A U.S. court has sentenced an Atlanta based Indian techie to eight months’ home confinement and fined him $50,000 after he pleaded guilty to insider trading in Equifax, a consumer credit reporting agency, where he used classified information of the company to earn a profit of $75,000 unlawfully.
Other than the above sentence, Sudhakar Reddy Bonthu, aged 44, was ordered to forfeit $75,979 that he earned from the trading, said the statement by Department of Justice.
“Bonthu intentionally took advantage of information entrusted to him in order to make a quick profit,” said U.S. Attorney Byung J. “BJay” Pak.
“The integrity of the stock markets and the confidence of investors are impaired by those who use nonpublic information for personal gain,” he added.
Equifax had suffered a massive data breach in summer 2017, when hackers acquired names, Social Security numbers, birth dates, and addresses of over 145 million consumers. After this incident, the company created a team to develop data breach remediation applications.
Bonthu, a software product development manager in the company, was a member in this team. His job was to primarily develop an online user interface to allow consumers to determine whether they were impacted by the breach. He was not told that Equifax itself had suffered the breach, but he concluded this based on information provided. For example, “he knew that around 100 million individuals’ information was exposed as part of the breach and that the available information included names and Social Security numbers,” says the statement.

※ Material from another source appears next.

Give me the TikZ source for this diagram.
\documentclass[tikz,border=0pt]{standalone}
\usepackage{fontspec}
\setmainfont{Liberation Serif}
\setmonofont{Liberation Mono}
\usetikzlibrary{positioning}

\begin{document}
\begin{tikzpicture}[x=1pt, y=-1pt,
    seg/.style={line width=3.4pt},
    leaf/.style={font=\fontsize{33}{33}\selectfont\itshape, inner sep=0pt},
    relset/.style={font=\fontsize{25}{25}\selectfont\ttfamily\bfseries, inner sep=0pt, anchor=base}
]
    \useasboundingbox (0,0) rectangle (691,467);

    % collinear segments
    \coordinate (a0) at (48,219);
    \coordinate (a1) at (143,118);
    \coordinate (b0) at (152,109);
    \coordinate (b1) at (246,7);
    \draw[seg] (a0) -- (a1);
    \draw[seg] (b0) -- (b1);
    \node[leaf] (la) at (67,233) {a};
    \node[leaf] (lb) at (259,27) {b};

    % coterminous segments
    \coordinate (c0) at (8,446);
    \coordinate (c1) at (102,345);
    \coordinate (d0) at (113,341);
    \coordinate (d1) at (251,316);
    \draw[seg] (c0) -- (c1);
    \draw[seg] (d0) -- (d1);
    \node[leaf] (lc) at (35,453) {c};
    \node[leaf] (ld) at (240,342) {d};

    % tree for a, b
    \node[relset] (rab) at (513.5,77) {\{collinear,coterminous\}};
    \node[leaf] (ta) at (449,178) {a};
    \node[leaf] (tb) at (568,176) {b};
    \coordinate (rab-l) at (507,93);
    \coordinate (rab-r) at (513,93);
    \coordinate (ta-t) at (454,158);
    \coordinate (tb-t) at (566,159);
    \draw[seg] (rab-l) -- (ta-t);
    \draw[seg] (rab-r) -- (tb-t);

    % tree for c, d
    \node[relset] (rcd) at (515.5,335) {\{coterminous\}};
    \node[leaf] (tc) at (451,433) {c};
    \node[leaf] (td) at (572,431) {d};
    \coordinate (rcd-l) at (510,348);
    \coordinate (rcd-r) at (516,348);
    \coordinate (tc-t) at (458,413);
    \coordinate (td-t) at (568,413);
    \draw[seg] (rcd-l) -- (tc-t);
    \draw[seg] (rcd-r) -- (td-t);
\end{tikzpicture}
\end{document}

Explaining the reason of a tight deadline, Equifax told team members that an unnamed firm was going to declare the data breach publicly on Sept.6, 2017. During this time period, on Sept.1, last year Bonthu bought 86 “put” options in Equifax stock with an expiry on Sept.15, 2017. He aimed to earn huge profit, as “put” option allowed him to get profit if the value of this stock went down within two weeks.
When the company revealed the massive data breach on Sept.7 2017, the company’s share value dropped the next day. It was the time, when Bonthu exercised his “put” options to gain a whopping profit of $75,000. This practice comes under insider trading, which is an offence.
“These trades also violated company policy, which did not allow employees to purchase option contracts in Equifax common stock,” said the release.
“If we don’t hold company insiders to the same rules that govern regular investors, the public’s confidence in the stock market erodes,” said Chris Hacker, Special Agent in Charge of FBI Atlanta. “The FBI will do everything in its power to hold accountable those who choose to take advantage of their inside knowledge.”